What it means: The Chrome browser used for court scraping stopped working.

Solutions: 1. Restart and try again:

# Simply run the command again
python -m opal --url https://publicportal.alacourt.gov --parser ParserAppealsAL

Check available memory:
Close other applications to free up RAM
Court scraping uses more memory than news scraping

Reduce page count:

# Process fewer pages at once
python -m opal --url https://publicportal.alacourt.gov --parser ParserAppealsAL --max_pages 3

Data and Parsing Errors¶

Error: "No articles found" or "Empty results"¶

What it means: OPAL ran successfully but didn't find any content to scrape.

Example Output:

{
  "articles": [],
  "metadata": {
    "total_articles": 0,
    "note": "No articles found matching the criteria"
  }
}

Solutions: 1. Check the website manually: - Visit the URL in your browser - Confirm there are actually articles/cases to scrape

Adjust the suffix parameter:

# Try without suffix
python -m opal --url https://1819news.com/ --parser Parser1819 --max_pages 3

# Or try a different suffix
python -m opal --url https://1819news.com/ --parser Parser1819 --suffix /article --max_pages 3

Website structure changed:
News websites sometimes change their URL patterns
The parser may need updates for new website structures

Error: "Permission denied" when saving files¶

What it means: OPAL can't save the output file to your chosen location.

Example:

PermissionError: [Errno 13] Permission denied: 'output.json'

Solutions: 1. Check file permissions:

# Make sure you have write permissions in the current directory
ls -la

Choose a different output location:

# Save to your home directory
python -m opal --url https://1819news.com/ --parser Parser1819 --output ~/my_output.json

Close the file if it's open:
Make sure the output file isn't open in Excel or another program

Virtual Environment Errors¶

Error: "Virtual environment not activated"¶

What it means: You're not using your virtual environment, so packages aren't available.

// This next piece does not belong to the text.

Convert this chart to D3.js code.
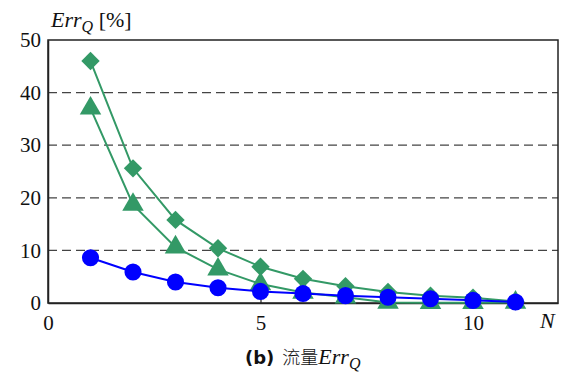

Signs: - You don't see (venv) in your command prompt - Getting "module not found" errors - Commands that worked before now fail

Solutions: 1. Activate virtual environment:

# Mac/Linux
source venv/bin/activate

# Windows
venv\Scripts\activate

# You should see (venv) appear in your prompt

Recreate virtual environment if needed:

# If activation fails, recreate it
python -m venv venv
source venv/bin/activate  # or venv\Scripts\activate on Windows
pip install -r requirements.txt

JSON and Output Errors¶

Error: "Invalid JSON" when opening output files¶

What it means: The output file is corrupted or incomplete.

Solutions: 1. Check if scraping completed successfully: - Look for "Scraping complete!" message - Check file size (should be > 1KB if successful)

Re-run the scraping:

# Try a smaller scope first
python -m opal --url https://1819news.com/ --parser Parser1819 --max_pages 2

Validate JSON:

import json

try:
    with open('your_output.json', 'r') as f:
        data = json.load(f)
    print("JSON is valid!")
except json.JSONDecodeError as e:
    print(f"JSON error: {e}")

How to Report Issues¶

If you encounter an error that isn't covered here:

1. Gather Information¶

Full error message
Command you ran
Your operating system
Python version (python --version)
Website you were trying to scrape

2. Try Basic Troubleshooting¶

Update OPAL: pip install --upgrade -e .
Try with --max_pages 1 to isolate the issue
Test your internet connection
Check if the target website is accessible

3. Create a Bug Report¶

Include this information:

**Command that failed:**
python -m opal --url https://example.com --parser Parser1819

**Error message:**
[Paste the full error here]

**Environment:**
- OS: Windows 10 / macOS / Linux
- Python version: 3.9.7
- OPAL version: [run `pip show opal` if installed]

**Additional context:**
- Website accessible in browser: Yes/No
- First time using OPAL: Yes/No
- Worked before: Yes/No

Error Prevention Tips¶

1. Start Small¶

# Always test with small runs first
python -m opal --url https://1819news.com/ --parser Parser1819 --max_pages 2

2. Check Your Setup¶

# Verify your environment before big runs
python --version
python -m opal --help

3. Monitor Progress¶

Watch the console output for warnings
Check file sizes to ensure data is being collected
Test with different websites to isolate issues

4. Keep Backups¶

# Save successful outputs with dates
cp output.json "backup_$(date +%Y%m%d).json"

Remember: Every developer encounters errors. The key is systematic troubleshooting and learning from each issue. Most OPAL errors have straightforward solutions once you understand what they mean!